12 julho 2004

A linha editorial


Há dias assim. E noites. O rio subiu imperceptivelmente e agora inunda as planícies. O miúdo cresceu e tem que cortar o bigode, esse carimbo iniludível da testosterona em pleno beiço. Como é que foi possível não termos dado conta. E outra vez as palavras da Yourcenar, agora já sem dor, ou talvez a dor seja sempre esta memória de uma dor maior: muito cedo na vida é tarde de mais. Mas já não é muito cedo, e agora são as palavras do último Coetzee: Está quase.

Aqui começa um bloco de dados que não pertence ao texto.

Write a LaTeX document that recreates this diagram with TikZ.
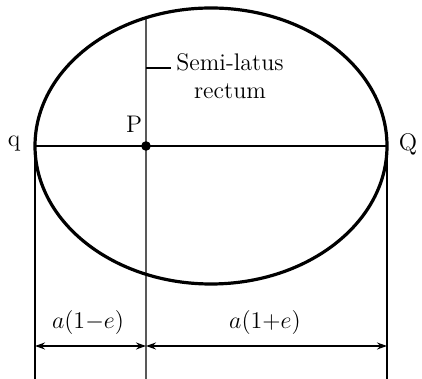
\documentclass[tikz,border=0pt]{standalone}
\usepackage{amsmath}
\usetikzlibrary{arrows.meta,calc}

\begin{document}
\begin{tikzpicture}[
  x=0.5pt, y=0.5pt,
  orbit/.style={line width=1.6pt},
  guide/.style={line width=0.7pt},
  dimarr/.style={{Stealth[length=5pt,width=3.5pt]}-{Stealth[length=5pt,width=3.5pt]}, line width=0.7pt},
  lbl/.style={font=\fontsize{12}{14}\selectfont, inner sep=1pt}
]
\useasboundingbox (0,0) rectangle (422,379);

% Ellipse, major axis and focus
\coordinate (C) at (211,233);
\coordinate (P) at (146,233);
\coordinate (qv) at (35,233);
\coordinate (Qv) at (387,233);
\coordinate (L) at ($(C)+(111.67:176 and 138)$);
\draw[orbit] (C) ellipse [x radius=176, y radius=138];
\draw[guide] (qv) -- (Qv);
\fill (P) circle [radius=2.4pt];

% Extension lines
\coordinate (qb) at (35,0);
\coordinate (Pb) at (146,0);
\coordinate (Qb) at (387,0);
\draw[guide] (L) -- (Pb);
\draw[guide] (qv) -- (qb);
\draw[guide] (Qv) -- (Qb);

% Labels
\node[lbl] (q) at (14,235) {q};
\node[lbl] (Q) at (408,235) {Q};
\node[lbl] (pl) at (134,255) {P};
\node[lbl, align=center] (slr) at (230,303) {Semi-latus\\rectum};
\coordinate (T) at (146,311);
\coordinate (Te) at (171,311);
\draw[guide] (T) -- (Te);

% Distances
\coordinate (D) at (0,33);
\draw[dimarr] (qv |- D) -- (P |- D);
\draw[dimarr] (P |- D) -- (Qv |- D);
\node[lbl] (d1) at (88,56) {$a(1{-}e)$};
\node[lbl] (d2) at (265,56) {$a(1{+}e)$};
\end{tikzpicture}
\end{document}
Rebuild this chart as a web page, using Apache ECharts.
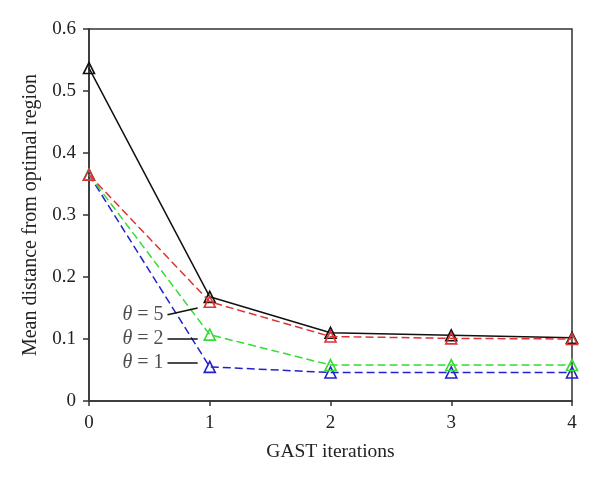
<!DOCTYPE html>
<html><head><meta charset="utf-8">
<script src="https://cdn.jsdelivr.net/npm/echarts@6/dist/echarts.min.js"></script>
<style>html,body{margin:0;padding:0;background:#fff}#c{width:600px;height:483px}</style>
</head><body><div id="c"></div>
<script>
const iterations = [0, 1, 2, 3, 4];
const theta5 = [0.537, 0.168, 0.110, 0.106, 0.102];
const theta5dash = [0.365, 0.160, 0.104, 0.101, 0.100];
const theta2 = [0.365, 0.107, 0.058, 0.058, 0.058];
const theta1 = [0.365, 0.055, 0.046, 0.046, 0.046];
const labels = ['θ = 5', 'θ = 2', 'θ = 1'];
// annotation leader lines in data coordinates: [x0,y0,x1,y1]
const leaders = [[0.65, 0.139, 0.90, 0.150], [0.65, 0.100, 0.90, 0.100], [0.65, 0.061, 0.90, 0.061]];

const font = 'Liberation Serif';
const pair = a => iterations.map((x, i) => [x, a[i]]);
function lineSeries(data, color, dashed, z) {
  return {
    type: 'line', data: pair(data), symbol: 'triangle', symbolSize: 11, z: z,
    itemStyle: { color: 'rgba(255,255,255,0)', borderColor: color, borderWidth: 1.6 },
    lineStyle: { color: color, width: 1.5, type: dashed ? [8, 4] : 'solid' },
    emphasis: { disabled: true }, animation: false
  };
}
const option = {
  animation: false,
  grid: { left: 89, right: 28, top: 29, bottom: 82, show: true, borderColor: '#333', borderWidth: 1.5, backgroundColor: 'transparent' },
  xAxis: {
    type: 'value', min: 0, max: 4, interval: 1,
    name: 'GAST iterations', nameLocation: 'middle', nameGap: 41,
    nameTextStyle: { fontFamily: font, fontSize: 19.5, color: '#222' },
    axisLine: { lineStyle: { color: '#333', width: 1.5 } },
    axisTick: { show: true, length: 5, lineStyle: { color: '#333', width: 1.5 } },
    axisLabel: { fontFamily: font, fontSize: 19, color: '#222', margin: 13 },
    splitLine: { show: false }
  },
  yAxis: {
    type: 'value', min: 0, max: 0.6, interval: 0.1,
    name: 'Mean distance from optimal region', nameLocation: 'middle', nameGap: 48,
    nameTextStyle: { fontFamily: font, fontSize: 20, color: '#222' },
    axisLine: { show: true, lineStyle: { color: '#333', width: 1.5 } },
    axisTick: { show: true, length: 6, lineStyle: { color: '#333', width: 1.5 } },
    axisLabel: { fontFamily: font, fontSize: 19, color: '#222', margin: 13, formatter: v => (Math.round(v * 10) / 10).toString() },
    splitLine: { show: false }
  },
  series: [
    lineSeries(theta1, '#2222cc', true, 2),
    lineSeries(theta2, '#33dd33', true, 3),
    lineSeries(theta5, '#111111', false, 4),
    lineSeries(theta5dash, '#dd3333', true, 5),
    {
      type: 'lines', coordinateSystem: 'cartesian2d', silent: true, z: 6,
      data: leaders.map(l => ({ coords: [[l[0], l[1]], [l[2], l[3]]] })),
      lineStyle: { color: '#111', width: 1.5, opacity: 1 }
    },
    {
      type: 'scatter', symbolSize: 0, silent: true, z: 7,
      data: leaders.map((l, i) => ({ value: [l[0], l[1]], label: { formatter: '{t|θ} = ' + labels[i].slice(-1) } })),
      label: {
        show: true, position: 'left', distance: 4, fontFamily: font, fontSize: 20, color: '#222',
        rich: { t: { fontFamily: font, fontStyle: 'italic', fontSize: 20, color: '#222' } }
      }
    }
  ]
};
const chart = echarts.init(document.getElementById('c'), null, { renderer: 'canvas' });
chart.setOption(option);
</script></body></html>
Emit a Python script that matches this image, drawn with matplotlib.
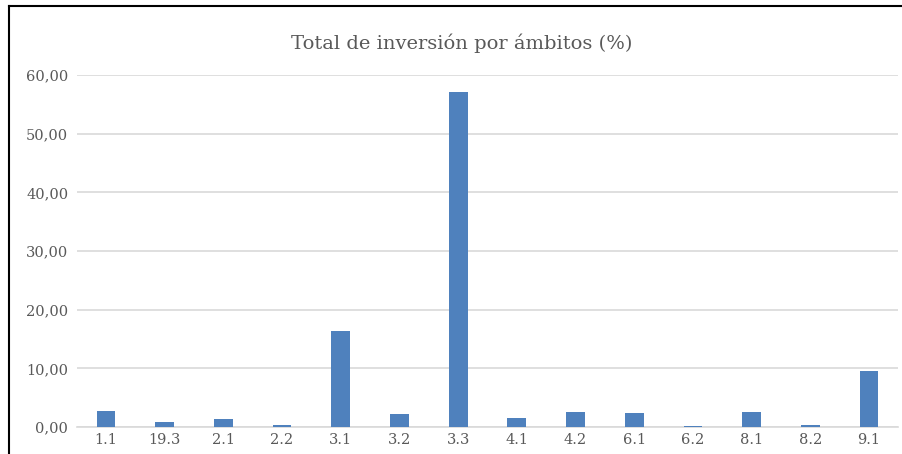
import matplotlib.pyplot as plt
from matplotlib.lines import Line2D
from matplotlib.ticker import FuncFormatter

categories = ['1.1', '19.3', '2.1', '2.2', '3.1', '3.2', '3.3',
              '4.1', '4.2', '6.1', '6.2', '8.1', '8.2', '9.1']
values = [2.73, 0.90, 1.30, 0.34, 16.35, 2.27, 57.07,
          1.53, 2.56, 2.44, 0.17, 2.50, 0.34, 9.49]
title = 'Total de inversión por ámbitos (%)'

W, H = 903, 454
fig = plt.figure(figsize=(W / 100, H / 100), dpi=100)
ax = fig.add_axes([76.6 / W, 27 / H, (898.4 - 76.6) / W, (427 - 75) / H])

grey = '#595959'
font = 'DejaVu Serif'

x = range(len(categories))
ax.bar(x, values, width=0.32, color='#4f81bd', zorder=3)
ax.set_xlim(-0.5, len(categories) - 0.5)
ax.set_ylim(0, 60)
ax.set_yticks(range(0, 61, 10))
ax.yaxis.set_major_formatter(FuncFormatter(lambda v, p: f'{v:.2f}'.replace('.', ',')))
ax.set_xticks(list(x))
ax.set_xticklabels(categories)

ax.grid(axis='y', color='#d9d9d9', linewidth=1.2, zorder=0)
for s in ['top', 'right', 'left']:
    ax.spines[s].set_visible(False)
ax.spines['bottom'].set_color('#d9d9d9')
ax.spines['bottom'].set_linewidth(1.2)
ax.tick_params(axis='both', length=0, colors=grey, labelsize=10.5)
ax.tick_params(axis='y', pad=6)
ax.tick_params(axis='x', pad=4)
for lab in ax.get_xticklabels() + ax.get_yticklabels():
    lab.set_fontfamily(font)

fig.text(462 / W, 1 - 43 / H, title, ha='center', va='center',
         fontsize=14, color=grey, fontfamily=font)

# chart frame (only left and top edges visible in the crop)
fig.add_artist(Line2D([9.5 / W, 9.5 / W], [0, 1 - 5.5 / H], color='black', linewidth=1.5))
fig.add_artist(Line2D([9.5 / W, 1], [1 - 5.5 / H, 1 - 5.5 / H], color='black', linewidth=1.5))

fig.savefig('out.png', dpi=100)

Há dias em que uma luz crua ilumina as coisas. Sabemos o nome antigo das coisas. Outros, noutro lado, intensamente, chamam as coisas por outro nome. E mais uma vez não demos conta. A luz crua ilumina também a merda que és.
Declaração
Assim, ao longo dos tempos, insensivelmente, alterei a linha editorial d A Natureza do Mal. Preocupei-me com a agenda. Com as relevâncias. Não quis chegar atrasado. Adorei heróis que iam morrer. Incorrigível, pendurei retratos.
A Sofia foi ficando cada vez mais deslocada, sem saber o que fazer num blog de actualidades mundanas. O André ficou-se pelos Açores. Mas nos Açores, sabemos desde ontem, resta-nos no prato a metade fria que por hábito cozinhámos. O PC já só de burrico.
Peço-lhes desculpa. Faz parte da natureza do mal não poder manter por muito tempo os disfarces. Esta era a minha semi-vida. Ficarei a olhar os campos inundados, atento ao rapaz já crescido e a como ele nomeia as coisas mais pequenas. Talvez assim recupere a nossa linha editorial.